Table of Contents
Robotic swarms are groups of simple robots working together to perform complex tasks. Inspired by natural self-organization seen in animal groups like bird flocks, insect colonies, and fish schools, researchers aim to create robotic systems that can adapt and respond to their environment without centralized control.
Understanding Self-Organization in Nature
Self-organization is a process where order emerges from local interactions among individual components. In nature, this process allows animals to coordinate movement, find food, or defend against predators. For example, a flock of starlings can change direction instantly, creating mesmerizing patterns without a leader guiding them.
Applying Natural Principles to Robotics
Roboticists study these natural behaviors to develop algorithms that enable robots to work collectively. By mimicking simple rules followed by animals, robots can communicate locally and adapt to new situations. This approach reduces the need for complex programming and enhances robustness.
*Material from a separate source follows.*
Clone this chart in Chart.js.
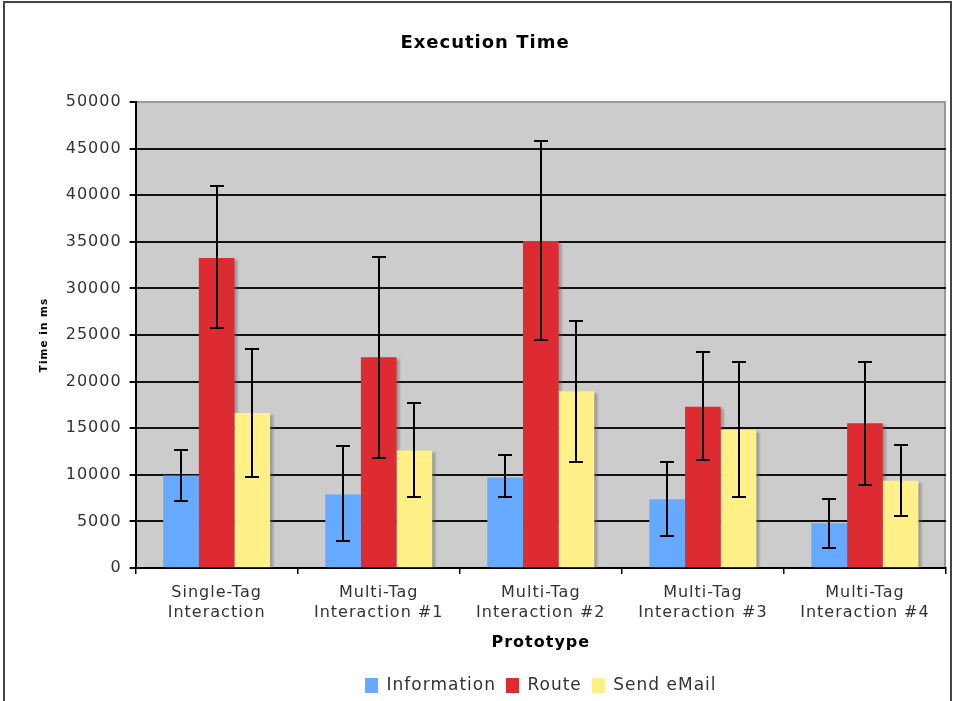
<!DOCTYPE html>
<html>
<head>
<meta charset="utf-8">
<script src="https://cdn.jsdelivr.net/npm/chart.js@4.4.1/dist/chart.umd.min.js"></script>
<style>
html, body { margin: 0; padding: 0; background: #ffffff; }
#wrap { position: relative; width: 954px; height: 701px; overflow: hidden; }
#c { position: absolute; left: 0; top: 0; }
#frame { position: absolute; left: 3px; top: 1px; width: 949px; height: 720px; border: 2px solid #444; border-bottom: none; box-sizing: border-box; pointer-events: none; }
</style>
</head>
<body>
<div id="wrap">
  <canvas id="c" width="954" height="701"></canvas>
  <div id="frame"></div>
</div>
<script>
// ---- data ----
const categories = [
  ['Single-Tag', 'Interaction'],
  ['Multi-Tag', 'Interaction #1'],
  ['Multi-Tag', 'Interaction #2'],
  ['Multi-Tag', 'Interaction #3'],
  ['Multi-Tag', 'Interaction #4']
];
const seriesNames = ['Information', 'Route', 'Send eMail'];

const information     = [9920, 7880, 9710, 7380, 4800];
const informationLow  = [7240, 2870, 7600, 3440, 2190];
const informationHigh = [12650, 13040, 12150, 11400, 7420];

const route     = [33260, 22610, 35090, 17310, 15520];
const routeLow  = [25700, 11750, 24480, 11580, 8890];
const routeHigh = [40940, 33330, 45810, 23190, 22080];

const sendEmail     = [16630, 12620, 18960, 14800, 9350];
const sendEmailLow  = [9750, 7600, 11400, 7600, 5590];
const sendEmailHigh = [23550, 17740, 26450, 22080, 13190];

const yMin = 0, yMax = 50000, yStep = 5000;

// ---- plugins ----
const spacing = {
  id: 'spacing',
  beforeInit(c) { c.ctx.letterSpacing = '1px'; },
  beforeUpdate(c) { c.ctx.letterSpacing = '1px'; },
  beforeLayout(c) { c.ctx.letterSpacing = '1px'; },
  beforeDraw(c) { c.ctx.letterSpacing = '1px'; }
};

const plotBg = {
  id: 'plotBg',
  beforeDraw(chart) {
    const { ctx, chartArea: { left, top, right, bottom } } = chart;
    ctx.save();
    ctx.fillStyle = '#cccccc';
    ctx.fillRect(left, top, right - left, bottom - top);
    ctx.strokeStyle = '#999999';
    ctx.lineWidth = 2;
    ctx.beginPath();
    ctx.moveTo(right - 1, top);
    ctx.lineTo(right - 1, bottom);
    ctx.stroke();
    ctx.restore();
  }
};

// soft shadows behind every bar, drawn before any bar so neighbours cover them
const barShadow = {
  id: 'barShadow',
  beforeDatasetsDraw(chart) {
    const { ctx, chartArea: { left, top, right, bottom } } = chart;
    ctx.save();
    ctx.beginPath();
    ctx.rect(left, top, right - left, bottom - top);
    ctx.clip();
    ctx.filter = 'blur(1px)';
    ctx.fillStyle = 'rgba(90,90,90,0.45)';
    chart.data.datasets.forEach((ds, i) => {
      chart.getDatasetMeta(i).data.forEach((bar) => {
        const p = bar.getProps(['x', 'y', 'base', 'width'], true);
        ctx.fillRect(p.x - p.width / 2 + 3, p.y + 2, p.width, p.base - p.y);
      });
    });
    ctx.restore();
  }
};

const errorBars = {
  id: 'errorBars',
  afterDatasetsDraw(chart) {
    const ctx = chart.ctx;
    const y = chart.scales.y;
    ctx.save();
    ctx.strokeStyle = '#000000';
    ctx.lineWidth = 2;
    chart.data.datasets.forEach((ds, i) => {
      const meta = chart.getDatasetMeta(i);
      meta.data.forEach((bar, j) => {
        const x = Math.round(bar.x);
        const yh = Math.round(y.getPixelForValue(ds.errHigh[j]));
        const yl = Math.round(y.getPixelForValue(ds.errLow[j]));
        ctx.beginPath();
        ctx.moveTo(x, yh); ctx.lineTo(x, yl);
        ctx.moveTo(x - 7, yh); ctx.lineTo(x + 7, yh);
        ctx.moveTo(x - 7, yl); ctx.lineTo(x + 7, yl);
        ctx.stroke();
      });
    });
    ctx.restore();
  }
};

Chart.defaults.font.family = '"DejaVu Sans", Verdana, sans-serif';
Chart.defaults.color = '#333333';

new Chart(document.getElementById('c'), {
  type: 'bar',
  data: {
    labels: categories,
    datasets: [
      { label: seriesNames[0], data: information, errLow: informationLow, errHigh: informationHigh,
        backgroundColor: '#66aaff', borderWidth: 0 },
      { label: seriesNames[1], data: route, errLow: routeLow, errHigh: routeHigh,
        backgroundColor: '#dd2b31', borderWidth: 0 },
      { label: seriesNames[2], data: sendEmail, errLow: sendEmailLow, errHigh: sendEmailHigh,
        backgroundColor: '#fff088', borderWidth: 0 }
    ]
  },
  options: {
    responsive: false,
    animation: false,
    devicePixelRatio: 1,
    layout: { padding: { left: 24, right: 8, top: 0, bottom: -3 } },
    datasets: { bar: { categoryPercentage: 0.66, barPercentage: 1.0 } },
    plugins: {
      tooltip: { enabled: false },
      title: {
        display: true,
        text: 'Execution Time',
        color: '#000000',
        font: { size: 18, weight: 'bold', lineHeight: 1.2 },
        padding: { top: 33, bottom: 47.4 }
      },
      legend: {
        position: 'bottom',
        fullSize: false,
        labels: {
          boxWidth: 13,
          boxHeight: 15,
          padding: 10,
          color: '#333333',
          font: { size: 17 }
        }
      }
    },
    scales: {
      x: {
        grid: { display: true, drawOnChartArea: false, drawTicks: true, tickLength: 6, color: '#000000', lineWidth: 1.5, offset: true },
        border: { color: '#000000', width: 2 },
        ticks: { font: { size: 16, lineHeight: 1.3 }, padding: 8, maxRotation: 0, autoSkip: false, color: '#333333' },
        title: { display: true, text: 'Prototype', color: '#000000', font: { size: 16, weight: 'bold', lineHeight: 1.2 }, padding: { top: 1.8, bottom: 14.4 } }
      },
      y: {
        min: yMin,
        max: yMax,
        grid: {
          color: (ctx) => (ctx.tick && ctx.tick.value === yMax ? '#999999' : '#111111'),
          tickColor: '#000000',
          lineWidth: 2,
          tickLength: 6
        },
        border: { color: '#000000', width: 2 },
        ticks: { stepSize: yStep, font: { size: 16 }, padding: 8, color: '#333333', callback: (v) => String(v) },
        title: { display: true, text: 'Time in ms', color: '#000000', font: { size: 10.5, weight: 'bold', lineHeight: 1.2 }, padding: { top: 13.7, bottom: 7.4 } }
      }
    }
  },
  plugins: [spacing, plotBg, barShadow, errorBars]
});
</script>
</body>
</html>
Key Mechanisms of Swarm Behavior
- Decentralization: No single robot controls the group; decisions are made locally.
- Emergence: Complex patterns arise from simple interactions.
- Flexibility: Swarms can adapt to changes or damage by reorganizing.
Real-World Applications
Robotic swarms have potential in various fields, including environmental monitoring, search and rescue, agriculture, and military operations. Their ability to cover large areas, adapt to obstacles, and operate without centralized control makes them ideal for challenging environments.
Challenges and Future Directions
Despite progress, challenges remain. Ensuring reliable communication, preventing collisions, and managing energy consumption are critical issues. Future research aims to improve algorithms for better coordination and to develop more autonomous and resilient robotic swarms inspired by the sophistication of natural systems.